We’ll most likely end up extending our deploy interface (which communicates with Travis, Github etc) but I want to make sure we aren’t missing a way to make it even simpler.

Any ideas?

Would love to use you as a consultant for a day to improve our deploy process, but we're bootstrapped so it will have to wait a while.

holman commented 8 years ago

Use deploy locking to lock deploys, roll the code out to 10% of 1 customer, then roll the code out to 100% of 1 customer, then roll the code out to all customers. This could add inertia to deploys though.

I don't have a whole lot of experience with a very segregated production like this, but this seems to me at first blush to be a decent approach. If you look at production as being less about "20 customers" and more about "20 servers in production", the whole structure reads like a more traditional deploy model.
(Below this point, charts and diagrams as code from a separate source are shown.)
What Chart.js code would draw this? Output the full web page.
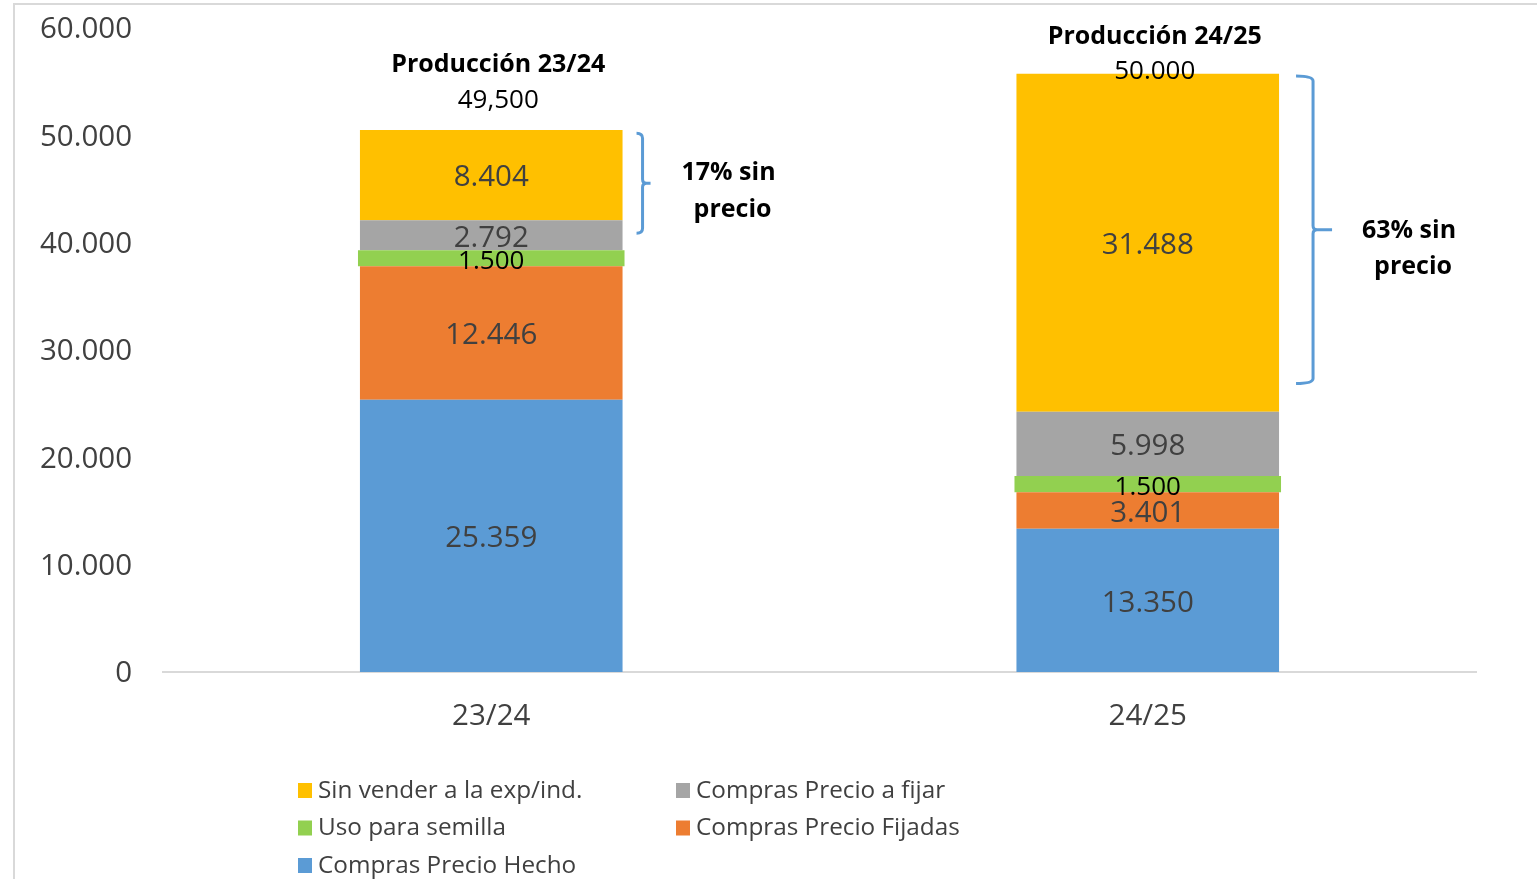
<!DOCTYPE html>
<html>
<head>
<meta charset="utf-8">
<script src="https://cdn.jsdelivr.net/npm/chart.js@4/dist/chart.umd.min.js"></script>
<style>
  html, body { margin: 0; padding: 0; background: #fff; overflow: hidden; }
  #wrap { position: relative; width: 1537px; height: 879px; }
</style>
</head>
<body>
<div id="wrap"><canvas id="chart"></canvas></div>
<script>
// datos
const campanas = ['23/24', '24/25'];
const precioHecho = [25359, 13350];
const precioFijadas = [12446, 3401];
const usoSemilla = [1500, 1500];
const precioAFijar = [2792, 5998];
const sinVender = [8404, 31488];
const produccionTitulos = ['Producción 23/24', 'Producción 24/25'];
const produccionValores = ['49,500', '50.000'];
const sinPrecioTextos = ['17% sin', '63% sin'];
// rango de la llave (valores del eje y)
const llaveDesde = [50200, 55520];
const llaveHasta = [40870, 26870];
const yMax = 60000;
const yPaso = 10000;

const FONT = "'Open Sans', 'Noto Sans', sans-serif";
const GRIS_TXT = '#404040';

const fmt = (v) => String(v).replace(/\B(?=(\d{3})+(?!\d))/g, '.');

// etiquetas centradas en cada segmento
const segmentLabels = {
    id: 'segmentLabels',
    afterDatasetsDraw: (chart) => {
        const ctx = chart.ctx;
        ctx.save();
        ctx.textAlign = 'center';
        ctx.textBaseline = 'middle';
        chart.data.datasets.forEach((ds, i) => {
            const meta = chart.getDatasetMeta(i);
            meta.data.forEach((bar, j) => {
                const y = (bar.y + bar.base) / 2;
                ctx.fillStyle = ds.labelColor || GRIS_TXT;
                ctx.font = (ds.labelSize || 29.5) + 'px ' + FONT;
                ctx.fillText(fmt(ds.data[j]), bar.x, y + 3);
            });
        });
        ctx.restore();
    }
};

// titulos de produccion, llaves y textos "sin precio"
const notas = {
    id: 'notas',
    afterDraw: (chart, args, opts) => {
        const ctx = chart.ctx;
        const x = chart.scales.x, y = chart.scales.y;
        const last = chart.getDatasetMeta(chart.data.datasets.length - 1);
        ctx.save();
        ctx.textAlign = 'center';
        ctx.textBaseline = 'middle';
        campanas.forEach((c, i) => {
            const bar = last.data[i];
            const cx = x.getPixelForValue(i) + opts.dx;
            const top = bar.y;
            ctx.fillStyle = '#000';
            ctx.font = 'bold 25px ' + FONT;
            ctx.fillText(produccionTitulos[i], cx, top + opts.tituloDy[i]);
            ctx.font = '26px ' + FONT;
            ctx.fillText(produccionValores[i], cx, top + opts.valorDy[i]);

            // llave
            const right = bar.x + bar.width / 2;
            const b = opts.llaves[i];
            const y1 = y.getPixelForValue(llaveDesde[i]);
            const y2 = y.getPixelForValue(llaveHasta[i]);
            const ym = (y1 + y2) / 2;
            const xs = right + b.serif, xv = right + b.vert, xt = right + b.tip;
            ctx.strokeStyle = '#5B9BD5';
            ctx.lineWidth = 3;
            ctx.lineCap = 'butt';
            ctx.beginPath();
            ctx.moveTo(xs, y1);
            ctx.quadraticCurveTo(xv, y1, xv, y1 + 5);
            ctx.lineTo(xv, ym - 4);
            ctx.quadraticCurveTo(xv, ym, xv + 4, ym);
            ctx.lineTo(xt, ym);
            ctx.moveTo(xv + 4, ym);
            ctx.quadraticCurveTo(xv, ym, xv, ym + 4);
            ctx.lineTo(xv, y2 - 5);
            ctx.quadraticCurveTo(xv, y2, xs, y2);
            ctx.stroke();

            ctx.fillStyle = '#000';
            ctx.font = 'bold 25px ' + FONT;
            ctx.fillText(sinPrecioTextos[i], xt + b.tx, ym + b.ty1);
            ctx.fillText('precio', xt + b.tx + 4, ym + b.ty2);
        });
        ctx.restore();
    }
};

// leyenda en dos columnas y marco exterior
const leyenda = {
    id: 'leyenda',
    beforeDraw: (chart) => {
        const ctx = chart.ctx;
        ctx.save();
        ctx.strokeStyle = '#d9d9d9';
        ctx.lineWidth = 2;
        ctx.strokeRect(14, 4, 1600, 1000);
        ctx.restore();
    },
    afterDraw: (chart) => {
        const ctx = chart.ctx;
        const items = chart.data.datasets.slice().reverse();
        ctx.save();
        ctx.textBaseline = 'middle';
        ctx.textAlign = 'left';
        ctx.font = '24.3px ' + FONT;
        items.forEach((ds, k) => {
            const col = k % 2, row = Math.floor(k / 2);
            const bx = 298 + col * 378;
            const by = 790 + row * 37.5;
            ctx.fillStyle = ds.backgroundColor;
            ctx.fillRect(bx, by - 7, 14, 15);
            ctx.fillStyle = GRIS_TXT;
            ctx.fillText(ds.label, bx + 20, by + 1);
        });
        ctx.restore();
    }
};

const config = {
    type: 'bar',
    data: {
        labels: campanas,
        datasets: [
            { label: 'Compras Precio Hecho', data: precioHecho, backgroundColor: '#5B9BD5' },
            { label: 'Compras Precio Fijadas', data: precioFijadas, backgroundColor: '#ED7D31' },
            { label: 'Uso para semilla', data: usoSemilla, backgroundColor: '#92D050',
              barPercentage: 0.406, labelColor: '#000', labelSize: 26 },
            { label: 'Compras Precio a fijar', data: precioAFijar, backgroundColor: '#A5A5A5' },
            { label: 'Sin vender a la exp/ind.', data: sinVender, backgroundColor: '#FFC000' }
        ]
    },
    options: {
        responsive: false,
        animation: false,
        events: [],
        barPercentage: 0.4,
        categoryPercentage: 1,
        layout: { padding: { top: 28, right: 61, bottom: 127, left: 0 } },
        plugins: {
            legend: { display: false },
            tooltip: { enabled: false },
            notas: {
                dx: 7,
                tituloDy: [-65, -37],
                valorDy: [-29, -2],
                llaves: [
                    { serif: 14, vert: 20, tip: 28, tx: 78, ty1: -10, ty2: 27 },
                    { serif: 17, vert: 34, tip: 53, tx: 77, ty1: 1, ty2: 37 }
                ]
            }
        },
        scales: {
            x: {
                stacked: true,
                grid: { display: false, drawTicks: false },
                border: { display: true, color: '#d9d9d9', width: 2 },
                ticks: { padding: 27, color: GRIS_TXT, font: { family: FONT, size: 29.5 } },
                afterFit: (s) => { s.height = 80; }
            },
            y: {
                stacked: true,
                min: 0,
                max: yMax,
                grid: { display: false, drawTicks: false },
                border: { display: false },
                ticks: {
                    stepSize: yPaso,
                    padding: 31,
                    labelOffset: 2,
                    color: GRIS_TXT,
                    font: { family: FONT, size: 29.5 },
                    callback: (v) => fmt(v)
                },
                afterFit: (s) => {
                    s.width = 163;
                    s.paddingTop = 10;
                    s.paddingBottom = 10;
                }
            }
        }
    },
    plugins: [segmentLabels, notas, leyenda]
};

const canvas = document.getElementById('chart');
canvas.width = 1537;
canvas.height = 879;
new Chart(canvas.getContext('2d'), config);
</script>
</body>
</html>
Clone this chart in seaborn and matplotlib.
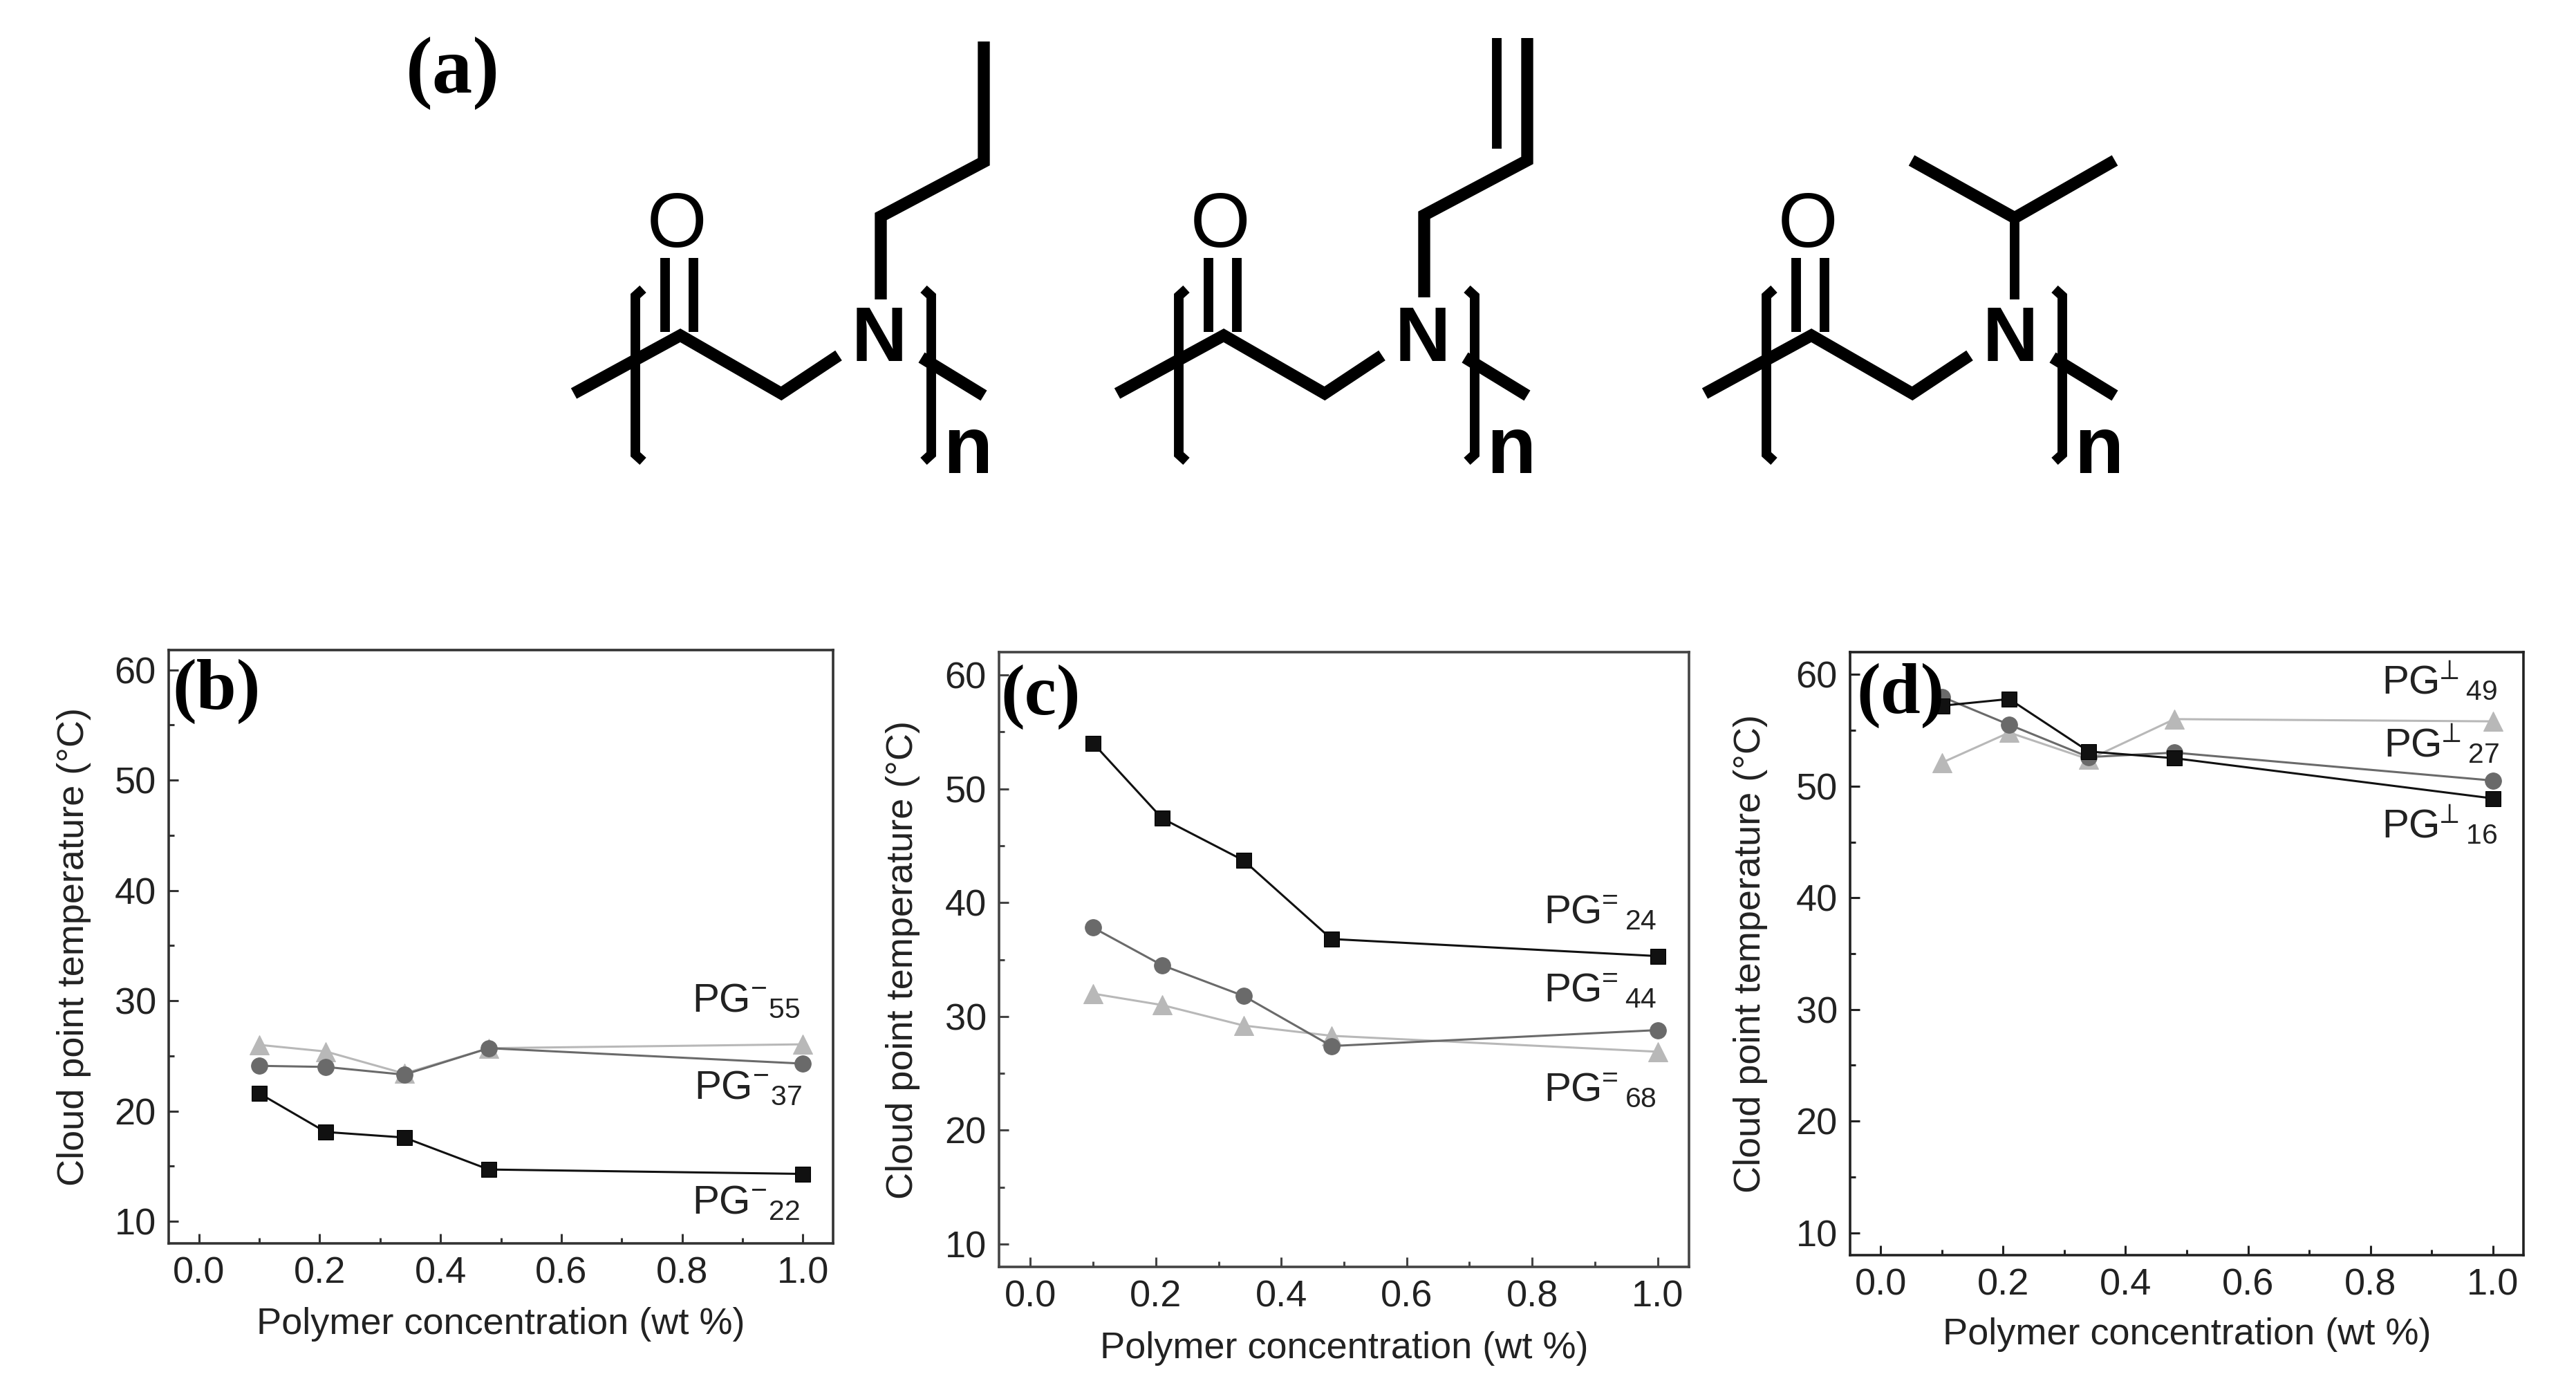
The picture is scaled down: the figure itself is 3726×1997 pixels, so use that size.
import matplotlib
matplotlib.use("Agg")
import matplotlib.pyplot as plt
import seaborn as sns

sns.set_theme(style="ticks")
plt.rcParams["font.family"] = ["Liberation Sans", "DejaVu Sans"]
plt.rcParams["mathtext.fontset"] = "custom"
plt.rcParams["mathtext.rm"] = "Liberation Sans"
plt.rcParams["mathtext.default"] = "rm"

W, H = 3726, 1997

# Data
conc = [0.1, 0.21, 0.34, 0.48, 1.0]

b_square = [21.6, 18.1, 17.6, 14.7, 14.3]
b_circle = [24.1, 24.0, 23.3, 25.7, 24.3]
b_triangle = [26.0, 25.4, 23.4, 25.7, 26.05]

c_square = [54.0, 47.4, 43.7, 36.8, 35.3]
c_circle = [37.8, 34.5, 31.8, 27.4, 28.8]
c_triangle = [32.0, 31.0, 29.2, 28.3, 26.9]

d_square = [57.2, 57.8, 53.1, 52.5, 48.9]
d_circle = [58.0, 55.5, 52.6, 53.0, 50.5]
d_triangle = [52.1, 54.8, 52.4, 56.0, 55.8]

x_ticks = [0.0, 0.2, 0.4, 0.6, 0.8, 1.0]
y_ticks = [10, 20, 30, 40, 50, 60]
x_label = "Polymer concentration (wt %)"
y_label = "Cloud point temperature (°C)"


def pg(sym, n):
    if sym == "-":
        return r"$PG{}^{-}{}_{%s}$" % n
    return r"$PG\!{}^{%s}{}_{%s}$" % (sym, n)


# panel settings: box in pixels, limits, label, series, annotations
panels = [
    dict(box=(244, 940, 1205, 1798), ylim=(8.0, 61.8), tag="(b)", tag_xy=(249, 1025),
         xlab_y=1915, ylab_x=107, sq=b_square, ci=b_circle, tr=b_triangle,
         notes=[(pg("-", 55), 0.817, 29.0), (pg("-", 37), 0.82, 21.1), (pg("-", 22), 0.817, 10.7)],
         spine="#333333"),
    dict(box=(1445, 943, 2443, 1832), ylim=(8.0, 62.0), tag="(c)", tag_xy=(1447, 1033),
         xlab_y=1950, ylab_x=1306, sq=c_square, ci=c_circle, tr=c_triangle,
         notes=[(pg("=", 24), 0.818, 38.2), (pg("=", 44), 0.818, 31.3), (pg("=", 68), 0.818, 22.55)],
         spine="#444444"),
    dict(box=(2676, 943, 3650, 1815), ylim=(8.0, 62.0), tag="(d)", tag_xy=(2685, 1031),
         xlab_y=1930, ylab_x=2532, sq=d_square, ci=d_circle, tr=d_triangle,
         notes=[(pg(r"\perp", 49), 0.818, 58.3), (pg(r"\perp", 27), 0.822, 52.6), (pg(r"\perp", 16), 0.818, 45.4)],
         spine="#222222"),
]

fig = plt.figure(figsize=(W / 100, H / 100), dpi=100, facecolor="white")

for p in panels:
    x0, y0, x1, y1 = p["box"]
    ax = fig.add_axes([x0 / W, 1 - y1 / H, (x1 - x0) / W, (y1 - y0) / H])
    sns.lineplot(x=conc, y=p["tr"], ax=ax, color="#b8b8b8", marker="^", markersize=20, linewidth=2.2,
                 markeredgecolor="#b8b8b8", errorbar=None)
    sns.lineplot(x=conc, y=p["ci"], ax=ax, color="#6a6a6a", marker="o", markersize=17, linewidth=2.2,
                 markeredgecolor="#6a6a6a", errorbar=None)
    sns.lineplot(x=conc, y=p["sq"], ax=ax, color="#111111", marker="s", markersize=16, linewidth=2.2,
                 markeredgecolor="#000000", errorbar=None)
    ax.set_xlim(-0.05, 1.05)
    ax.set_ylim(*p["ylim"])
    ax.set_xticks(x_ticks)
    ax.set_xticklabels(["%.1f" % t for t in x_ticks])
    ax.set_yticks(y_ticks)
    ax.set_xticks([0.1, 0.3, 0.5, 0.7, 0.9], minor=True)
    ax.set_yticks([15, 25, 35, 45, 55], minor=True)
    ax.tick_params(axis="both", which="major", direction="in", length=10, width=2.2, color=p["spine"],
                   labelsize=39, labelcolor="#222222", pad=13)
    ax.tick_params(axis="both", which="minor", direction="in", length=6, width=2.2, color=p["spine"])
    for s in ax.spines.values():
        s.set_linewidth(2.6)
        s.set_color(p["spine"])
        s.set_visible(True)
    ax.set_xlabel(x_label, fontsize=39, color="#222222")
    ax.set_ylabel(y_label, fontsize=39, color="#222222")
    ax.xaxis.set_label_coords(0.5, (y1 - p["xlab_y"]) / (y1 - y0), transform=ax.transAxes)
    ax.yaxis.set_label_coords((p["ylab_x"] - x0) / (x1 - x0), 0.5, transform=ax.transAxes)
    ax.xaxis.label.set_verticalalignment("center")
    ax.yaxis.label.set_verticalalignment("center")
    for txt, nx, ny in p["notes"]:
        ax.text(nx, ny, txt, fontsize=42, color="#222222", va="baseline", ha="left")

# overlay in pixel coordinates for the structures and panel tags
ov = fig.add_axes([0, 0, 1, 1], facecolor="none")
ov.set_xlim(0, W)
ov.set_ylim(H, 0)
ov.axis("off")

serif = ["Liberation Serif", "DejaVu Serif"]
ov.text(587, 133, "(a)", fontsize=84, fontweight="bold", family=serif, color="black", va="baseline")
for p in panels:
    ov.text(p["tag_xy"][0], p["tag_xy"][1], p["tag"], fontsize=75, fontweight="bold", family=serif,
            color="black", va="baseline")


def stroke(pts, dx=0, lw=12.5):
    ov.plot([q[0] + dx for q in pts], [q[1] for q in pts], color="black", lw=lw,
            solid_capstyle="butt", solid_joinstyle="miter")


backbone = [(830, 569), (984, 485), (1130, 569), (1213, 514)]
right_arm = [(1333, 517), (1423, 572)]
carbonyl_a = [(962, 373), (962, 480)]
carbonyl_b = [(1003, 373), (1003, 480)]
left_bracket = [(930, 418), (919, 428), (919, 657), (930, 667)]
right_bracket = [(1336, 418), (1347, 428), (1347, 657), (1336, 667)]

for dx in (0, 786, 1636):
    stroke(backbone, dx)
    stroke(right_arm, dx)
    stroke(carbonyl_a, dx, 10)
    stroke(carbonyl_b, dx, 10)
    stroke(left_bracket, dx, 10)
    stroke(right_bracket, dx, 10)
    ov.text(979 + dx, 328, "O", fontsize=80, color="black", ha="center", va="center")
    ov.text(1272 + dx, 493, "N", fontsize=80, fontweight="bold", color="black", ha="center", va="center")
    ov.text(1400 + dx, 684, "n", fontsize=84, fontweight="bold", color="black", ha="center", va="baseline")

# side groups
stroke([(1274, 433), (1274, 313), (1423, 234), (1423, 60)])
stroke([(2060, 430), (2060, 311), (2209, 232), (2209, 55)])
stroke([(2165, 55), (2165, 215)], lw=10)
stroke([(2914, 433), (2914, 315)], lw=10)
stroke([(2765, 232), (2914, 315), (3059, 232)])

fig.savefig("out.png", dpi=100)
You could do incremental rollout on a single customer first (maybe the one who pays you the least 😃) and then roll to everyone overall.

The other option if the percentage rollout is really bogging you down is to again, just treat everything as one gigantic version of production and deploy to everything all at once. Your deploy methodology should be one-click or one-command and automated, so it shouldn't necessarily be more convoluted to deploy to all subsets of production at once (and rollback should be the same).